▽

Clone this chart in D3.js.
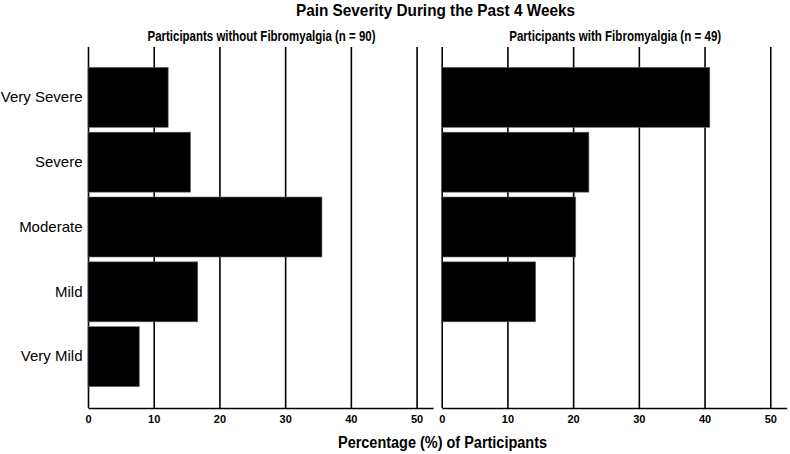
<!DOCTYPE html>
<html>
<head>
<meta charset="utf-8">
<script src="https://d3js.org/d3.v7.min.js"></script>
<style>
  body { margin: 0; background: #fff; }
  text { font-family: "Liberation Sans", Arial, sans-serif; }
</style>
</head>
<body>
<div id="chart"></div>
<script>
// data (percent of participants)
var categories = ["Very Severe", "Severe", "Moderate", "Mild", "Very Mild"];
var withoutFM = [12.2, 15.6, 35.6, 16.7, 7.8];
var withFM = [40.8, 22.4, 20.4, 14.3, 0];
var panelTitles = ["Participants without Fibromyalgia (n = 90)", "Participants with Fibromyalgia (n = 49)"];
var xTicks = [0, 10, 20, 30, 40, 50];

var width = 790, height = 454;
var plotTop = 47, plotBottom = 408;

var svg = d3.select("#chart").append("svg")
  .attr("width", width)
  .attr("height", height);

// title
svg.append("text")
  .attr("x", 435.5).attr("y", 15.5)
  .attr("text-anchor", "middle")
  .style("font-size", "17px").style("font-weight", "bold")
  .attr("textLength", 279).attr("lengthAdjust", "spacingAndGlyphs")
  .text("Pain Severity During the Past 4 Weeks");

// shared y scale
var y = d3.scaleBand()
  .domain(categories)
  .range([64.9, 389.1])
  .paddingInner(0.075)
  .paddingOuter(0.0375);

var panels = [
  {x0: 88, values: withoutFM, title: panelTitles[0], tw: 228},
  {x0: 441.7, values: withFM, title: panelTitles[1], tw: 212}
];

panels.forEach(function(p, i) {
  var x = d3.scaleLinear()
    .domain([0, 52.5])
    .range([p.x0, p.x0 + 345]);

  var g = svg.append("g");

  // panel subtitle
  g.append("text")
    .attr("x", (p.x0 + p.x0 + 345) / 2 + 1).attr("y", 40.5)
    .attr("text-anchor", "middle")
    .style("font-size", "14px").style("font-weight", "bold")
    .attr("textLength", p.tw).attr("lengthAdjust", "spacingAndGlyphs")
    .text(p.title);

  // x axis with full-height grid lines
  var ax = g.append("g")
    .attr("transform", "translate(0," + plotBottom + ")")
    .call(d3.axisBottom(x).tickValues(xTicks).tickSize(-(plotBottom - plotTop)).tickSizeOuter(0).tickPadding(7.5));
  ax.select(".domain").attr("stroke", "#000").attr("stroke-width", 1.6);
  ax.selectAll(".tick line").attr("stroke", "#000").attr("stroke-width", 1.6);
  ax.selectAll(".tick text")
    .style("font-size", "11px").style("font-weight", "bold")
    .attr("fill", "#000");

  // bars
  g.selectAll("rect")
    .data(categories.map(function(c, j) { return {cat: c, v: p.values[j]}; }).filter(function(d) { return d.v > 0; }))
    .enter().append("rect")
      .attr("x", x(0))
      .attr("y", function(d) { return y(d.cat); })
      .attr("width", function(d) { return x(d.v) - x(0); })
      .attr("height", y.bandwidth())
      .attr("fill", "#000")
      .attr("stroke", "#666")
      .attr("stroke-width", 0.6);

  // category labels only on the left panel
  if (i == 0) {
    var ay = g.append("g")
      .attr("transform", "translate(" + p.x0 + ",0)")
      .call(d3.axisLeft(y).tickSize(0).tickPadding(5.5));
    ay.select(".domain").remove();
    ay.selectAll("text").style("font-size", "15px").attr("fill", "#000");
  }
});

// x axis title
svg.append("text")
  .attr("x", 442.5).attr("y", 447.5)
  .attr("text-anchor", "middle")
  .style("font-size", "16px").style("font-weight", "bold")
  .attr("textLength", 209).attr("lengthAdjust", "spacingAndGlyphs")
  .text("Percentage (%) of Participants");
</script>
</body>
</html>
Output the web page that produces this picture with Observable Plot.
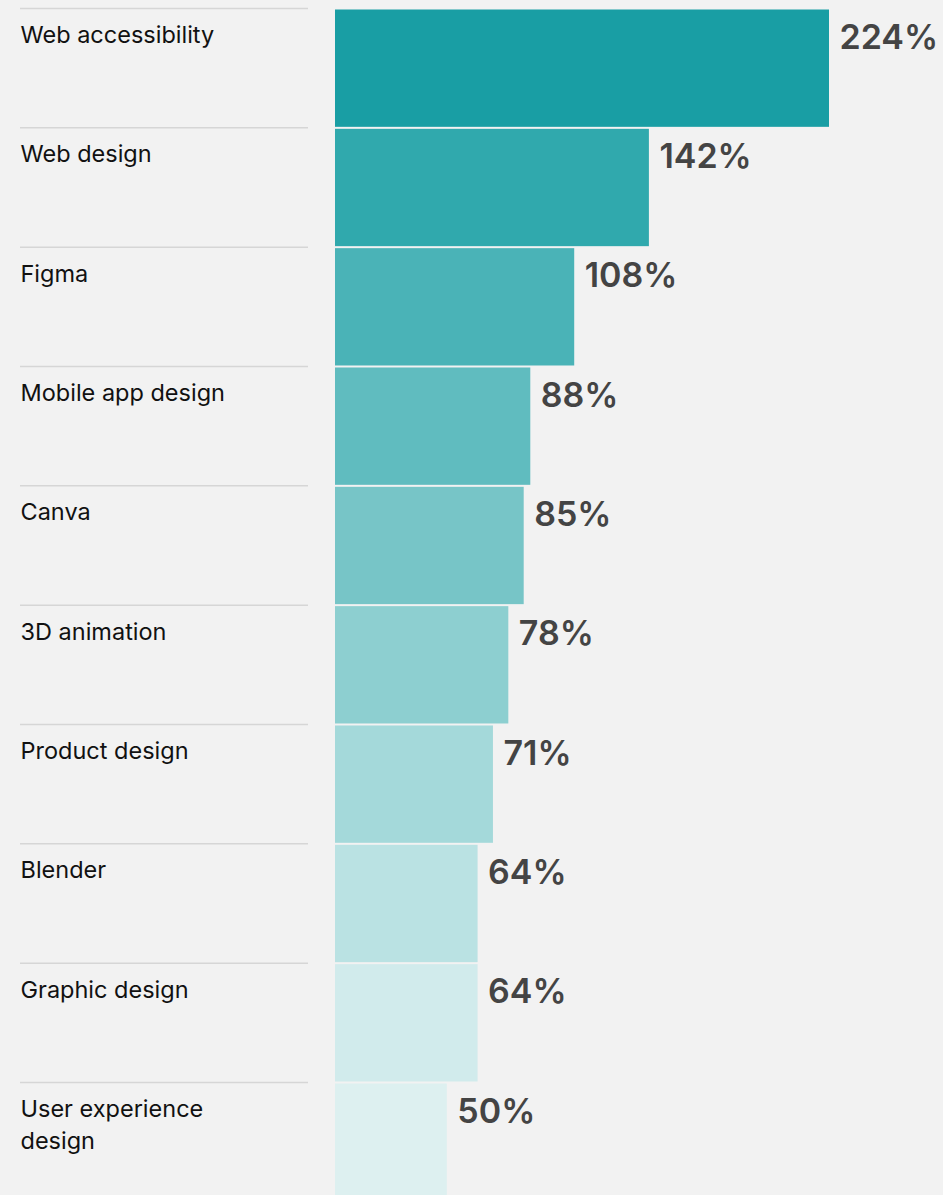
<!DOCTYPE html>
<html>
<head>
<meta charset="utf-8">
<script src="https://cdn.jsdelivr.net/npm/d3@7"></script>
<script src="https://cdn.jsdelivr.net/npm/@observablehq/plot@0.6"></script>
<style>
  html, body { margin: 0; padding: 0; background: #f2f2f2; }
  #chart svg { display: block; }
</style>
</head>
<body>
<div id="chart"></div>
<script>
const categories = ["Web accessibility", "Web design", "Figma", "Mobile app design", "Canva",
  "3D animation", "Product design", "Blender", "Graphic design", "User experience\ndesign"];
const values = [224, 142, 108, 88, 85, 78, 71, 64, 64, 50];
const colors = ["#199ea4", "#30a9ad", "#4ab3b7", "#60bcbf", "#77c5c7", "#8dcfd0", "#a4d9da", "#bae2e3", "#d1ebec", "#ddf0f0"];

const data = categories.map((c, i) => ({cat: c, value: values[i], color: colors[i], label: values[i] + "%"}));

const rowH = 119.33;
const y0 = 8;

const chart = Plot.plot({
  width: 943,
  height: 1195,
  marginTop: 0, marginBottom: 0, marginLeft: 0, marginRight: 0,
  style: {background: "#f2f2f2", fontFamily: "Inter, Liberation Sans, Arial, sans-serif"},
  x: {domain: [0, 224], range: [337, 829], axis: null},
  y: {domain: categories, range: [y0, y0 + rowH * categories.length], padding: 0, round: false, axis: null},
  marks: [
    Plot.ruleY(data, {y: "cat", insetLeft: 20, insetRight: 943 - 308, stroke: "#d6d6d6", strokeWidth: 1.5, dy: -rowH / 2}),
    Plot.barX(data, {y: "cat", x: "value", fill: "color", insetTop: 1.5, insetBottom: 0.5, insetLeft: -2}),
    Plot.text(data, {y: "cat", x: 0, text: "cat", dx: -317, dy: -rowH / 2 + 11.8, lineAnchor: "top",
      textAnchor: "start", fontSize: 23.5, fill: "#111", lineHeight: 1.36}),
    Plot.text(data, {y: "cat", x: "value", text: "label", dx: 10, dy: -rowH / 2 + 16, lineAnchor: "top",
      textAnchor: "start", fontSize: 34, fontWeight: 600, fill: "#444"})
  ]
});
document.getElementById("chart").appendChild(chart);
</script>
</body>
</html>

△
▽

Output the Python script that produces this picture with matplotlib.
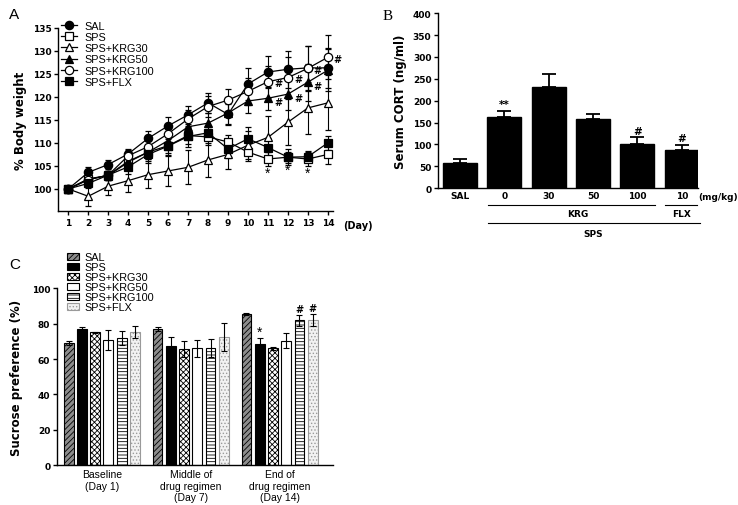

△
▽

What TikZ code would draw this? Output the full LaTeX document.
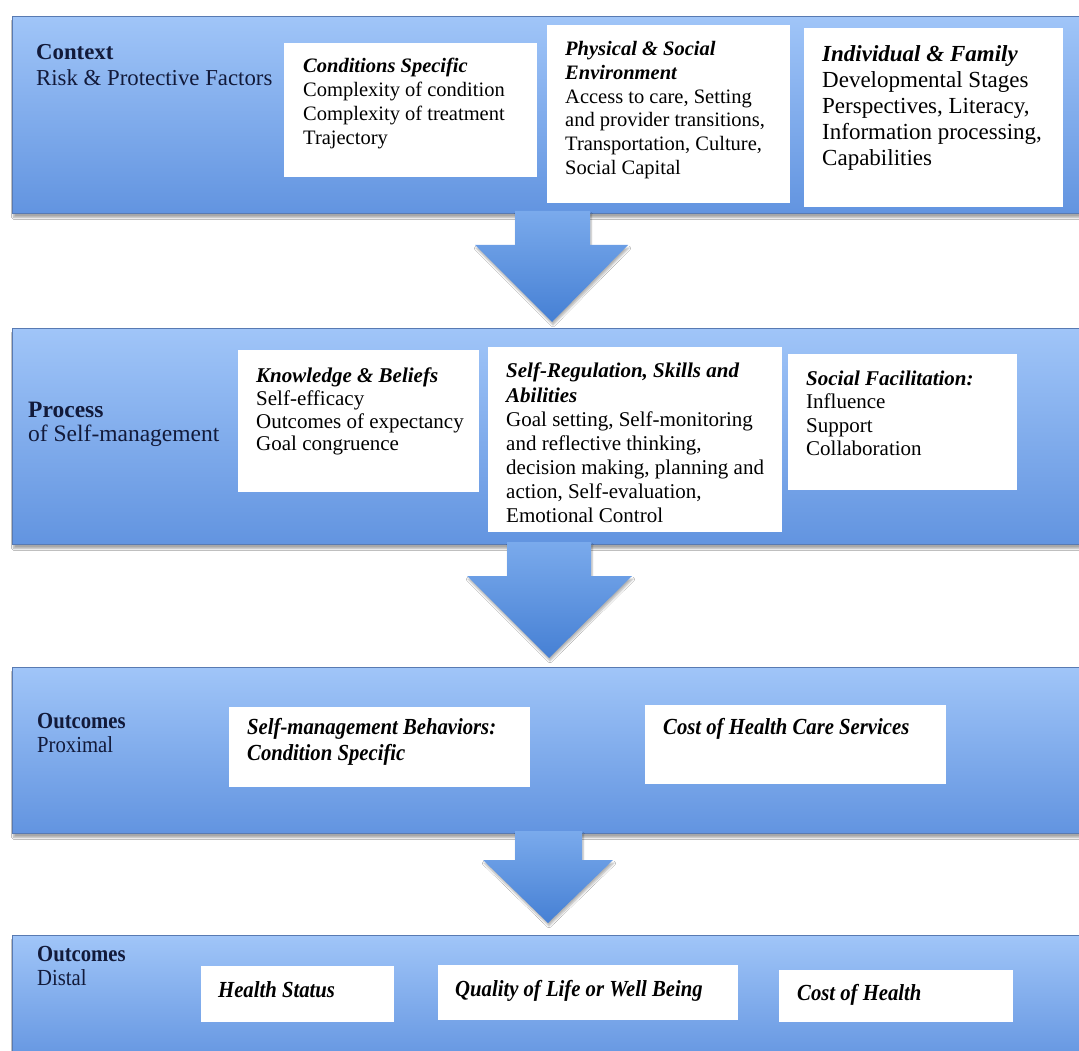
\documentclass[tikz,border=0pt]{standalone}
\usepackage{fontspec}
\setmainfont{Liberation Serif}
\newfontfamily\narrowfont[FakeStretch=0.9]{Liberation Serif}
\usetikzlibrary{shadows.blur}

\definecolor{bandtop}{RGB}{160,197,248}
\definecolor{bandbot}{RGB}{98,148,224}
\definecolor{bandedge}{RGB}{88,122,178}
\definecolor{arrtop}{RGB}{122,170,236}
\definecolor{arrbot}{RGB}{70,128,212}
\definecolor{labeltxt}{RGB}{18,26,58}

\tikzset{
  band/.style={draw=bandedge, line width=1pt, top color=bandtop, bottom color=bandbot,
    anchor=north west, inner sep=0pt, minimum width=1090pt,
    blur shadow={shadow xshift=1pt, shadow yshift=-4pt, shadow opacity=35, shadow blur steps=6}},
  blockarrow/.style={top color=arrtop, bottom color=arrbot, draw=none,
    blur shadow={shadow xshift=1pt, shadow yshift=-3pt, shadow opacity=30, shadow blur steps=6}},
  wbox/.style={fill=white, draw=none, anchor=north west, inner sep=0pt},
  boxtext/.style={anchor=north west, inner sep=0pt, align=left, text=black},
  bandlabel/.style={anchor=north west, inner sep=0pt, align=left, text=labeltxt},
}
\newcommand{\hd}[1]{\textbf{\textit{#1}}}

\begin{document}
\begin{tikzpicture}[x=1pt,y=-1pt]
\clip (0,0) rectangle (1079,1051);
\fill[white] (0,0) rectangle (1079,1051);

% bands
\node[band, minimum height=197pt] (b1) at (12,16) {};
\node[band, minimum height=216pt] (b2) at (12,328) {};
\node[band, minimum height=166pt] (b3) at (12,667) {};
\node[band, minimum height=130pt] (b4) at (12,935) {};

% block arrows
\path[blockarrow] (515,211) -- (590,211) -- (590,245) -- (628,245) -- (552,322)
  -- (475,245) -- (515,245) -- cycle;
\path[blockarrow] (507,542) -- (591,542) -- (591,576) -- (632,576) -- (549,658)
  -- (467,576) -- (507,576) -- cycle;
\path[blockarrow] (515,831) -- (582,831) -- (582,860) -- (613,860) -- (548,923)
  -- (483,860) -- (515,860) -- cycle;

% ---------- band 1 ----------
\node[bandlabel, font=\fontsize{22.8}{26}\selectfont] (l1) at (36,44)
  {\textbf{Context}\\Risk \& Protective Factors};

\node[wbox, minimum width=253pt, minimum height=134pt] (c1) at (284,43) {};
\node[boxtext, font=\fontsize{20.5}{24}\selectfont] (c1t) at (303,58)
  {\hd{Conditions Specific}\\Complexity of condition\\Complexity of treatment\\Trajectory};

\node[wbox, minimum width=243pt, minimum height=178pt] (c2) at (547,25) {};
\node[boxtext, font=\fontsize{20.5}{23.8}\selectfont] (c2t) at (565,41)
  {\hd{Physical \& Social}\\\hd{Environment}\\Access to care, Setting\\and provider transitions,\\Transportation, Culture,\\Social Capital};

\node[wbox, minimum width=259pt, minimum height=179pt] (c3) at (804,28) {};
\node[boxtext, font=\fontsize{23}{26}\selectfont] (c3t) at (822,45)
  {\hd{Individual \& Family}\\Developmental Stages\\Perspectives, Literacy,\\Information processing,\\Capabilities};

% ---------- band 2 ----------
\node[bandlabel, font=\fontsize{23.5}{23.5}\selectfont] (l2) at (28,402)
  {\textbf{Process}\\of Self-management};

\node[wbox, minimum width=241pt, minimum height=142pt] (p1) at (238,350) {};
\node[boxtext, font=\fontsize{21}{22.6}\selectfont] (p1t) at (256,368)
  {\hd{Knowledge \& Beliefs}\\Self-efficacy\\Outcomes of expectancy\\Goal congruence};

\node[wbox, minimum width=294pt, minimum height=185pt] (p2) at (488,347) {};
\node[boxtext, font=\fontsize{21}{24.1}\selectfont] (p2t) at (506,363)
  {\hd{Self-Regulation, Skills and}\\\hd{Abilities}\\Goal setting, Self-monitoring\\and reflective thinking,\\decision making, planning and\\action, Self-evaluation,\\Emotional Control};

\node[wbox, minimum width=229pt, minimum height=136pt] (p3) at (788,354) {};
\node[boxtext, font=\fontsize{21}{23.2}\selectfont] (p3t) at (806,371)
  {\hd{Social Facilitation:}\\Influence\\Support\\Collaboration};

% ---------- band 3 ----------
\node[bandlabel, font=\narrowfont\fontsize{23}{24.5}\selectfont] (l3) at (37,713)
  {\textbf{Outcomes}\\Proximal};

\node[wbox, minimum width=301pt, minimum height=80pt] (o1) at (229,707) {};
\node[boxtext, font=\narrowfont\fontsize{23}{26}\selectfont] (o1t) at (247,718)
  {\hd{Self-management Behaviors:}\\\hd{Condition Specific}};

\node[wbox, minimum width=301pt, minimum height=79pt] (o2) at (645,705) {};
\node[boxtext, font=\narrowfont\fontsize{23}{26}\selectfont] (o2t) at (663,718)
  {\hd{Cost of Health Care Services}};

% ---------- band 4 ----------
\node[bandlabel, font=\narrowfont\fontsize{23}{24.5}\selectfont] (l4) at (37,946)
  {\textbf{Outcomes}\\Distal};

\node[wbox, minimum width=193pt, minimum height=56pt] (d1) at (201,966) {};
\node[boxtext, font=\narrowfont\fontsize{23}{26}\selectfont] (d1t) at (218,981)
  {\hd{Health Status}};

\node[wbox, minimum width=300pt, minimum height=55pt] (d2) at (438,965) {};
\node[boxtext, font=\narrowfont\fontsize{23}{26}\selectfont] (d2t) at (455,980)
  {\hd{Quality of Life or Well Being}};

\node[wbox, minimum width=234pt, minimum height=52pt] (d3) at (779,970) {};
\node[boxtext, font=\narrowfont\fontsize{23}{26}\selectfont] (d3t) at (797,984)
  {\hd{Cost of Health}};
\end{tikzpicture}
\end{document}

△

| WORK TO DO |
Using the entries above, reproduce word for word only the lines from the one that contains "Output the web" to the one that contains "const y0 = 8;", both ends included, and drop every picture.

| FINISHED ANSWER |
Output the web page that produces this picture with Observable Plot.
<!DOCTYPE html>
<html>
<head>
<meta charset="utf-8">
<script src="https://cdn.jsdelivr.net/npm/d3@7"></script>
<script src="https://cdn.jsdelivr.net/npm/@observablehq/plot@0.6"></script>
<style>
  html, body { margin: 0; padding: 0; background: #f2f2f2; }
  #chart svg { display: block; }
</style>
</head>
<body>
<div id="chart"></div>
<script>
const categories = ["Web accessibility", "Web design", "Figma", "Mobile app design", "Canva",
  "3D animation", "Product design", "Blender", "Graphic design", "User experience\ndesign"];
const values = [224, 142, 108, 88, 85, 78, 71, 64, 64, 50];
const colors = ["#199ea4", "#30a9ad", "#4ab3b7", "#60bcbf", "#77c5c7", "#8dcfd0", "#a4d9da", "#bae2e3", "#d1ebec", "#ddf0f0"];

const data = categories.map((c, i) => ({cat: c, value: values[i], color: colors[i], label: values[i] + "%"}));

const rowH = 119.33;
const y0 = 8;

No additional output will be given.